Pretending to work or being productive

Pretending to work or being productive, it's your choice.


Here are three ways that people pretend to work:


Attend meetings

Even though meetings are largely ineffective, attending lots of them keeps you very busy. When you attend lots of meetings your calendar stays full and yet you accomplish very little. This is perhaps the best way to pretend to work without really working.

Be hyper-responsive on emails and phone calls

Don’t read or think too much about each email, just respond quickly. In fact, responding to emails while passively attending a meeting can ensure that neither activity is truly productive.

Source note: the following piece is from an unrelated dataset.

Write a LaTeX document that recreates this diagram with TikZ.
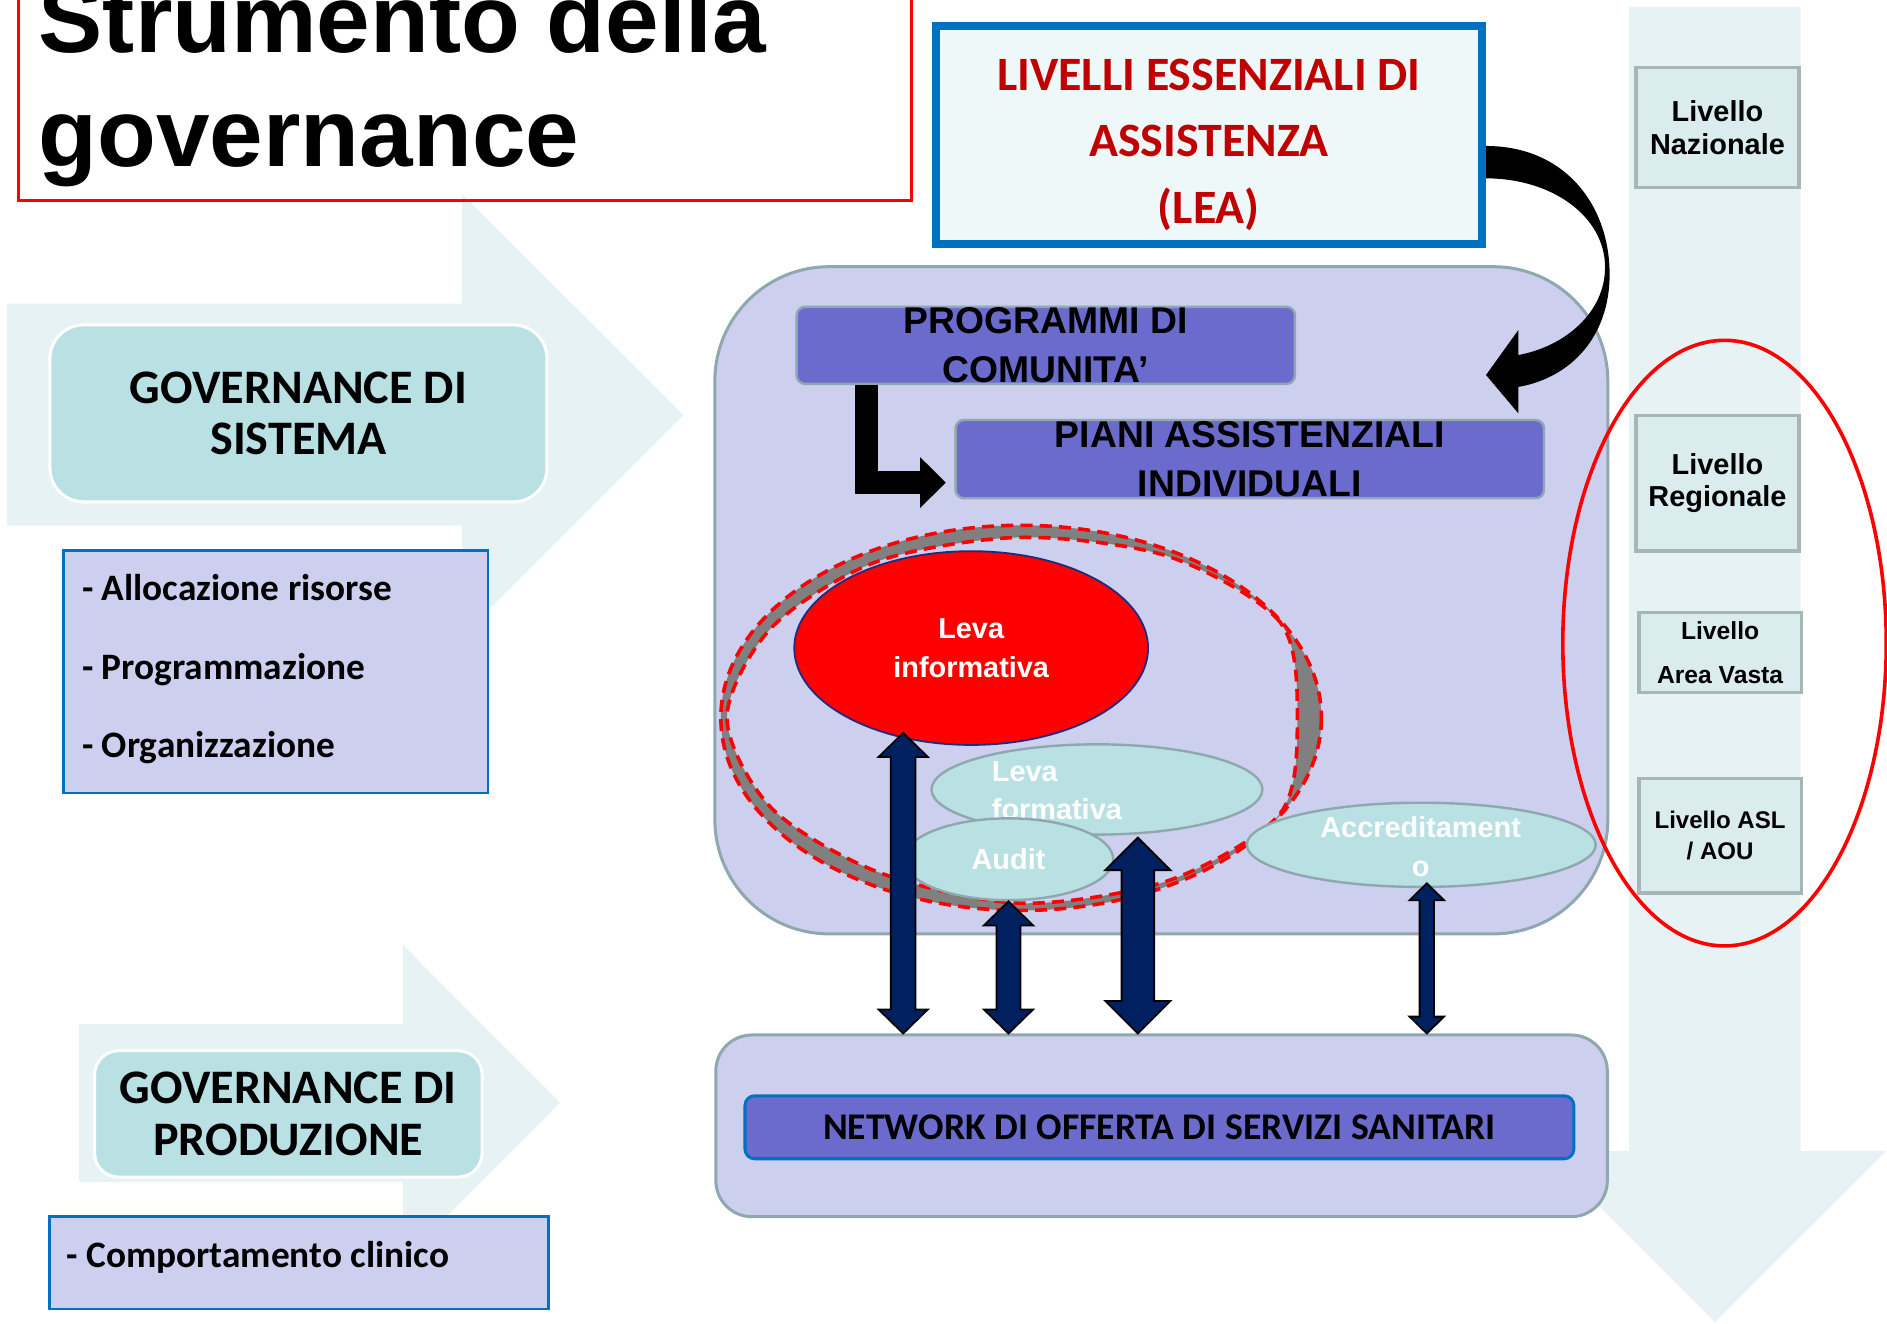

Focus on speed and quantity, not quality, of communication

The accepted best practice around emails is this: If the third email hasn’t clarified the issue pick up the phone. Ignoring this rule means you can have long strings of emails that show activity without really accomplishing work. Make sure you have an email trail that recaps every action taken. This ensures that you can always justify your lack of productivity by pointing to a flaw in someone else’s email.

Caught by any of these strategies? Although I don’t know anyone who deliberately uses these strategies to avoid work, I suspect we have all had extremely busy days when we questioned our productivity and accomplishments.

But if you want to be productive:

Carefully choose which meetings, and how much of each meeting, you will attend.
Focus on the quality of your communication, including reflecting or researching before you respond. Let others know your priority to set aside times for focused concentration, professional development, process improvement, and idea generation. Let people know when you will and won’t be available to respond quickly.
Working like this will require less energy, less activity and fewer emails. Therefore it will result in higher productivity.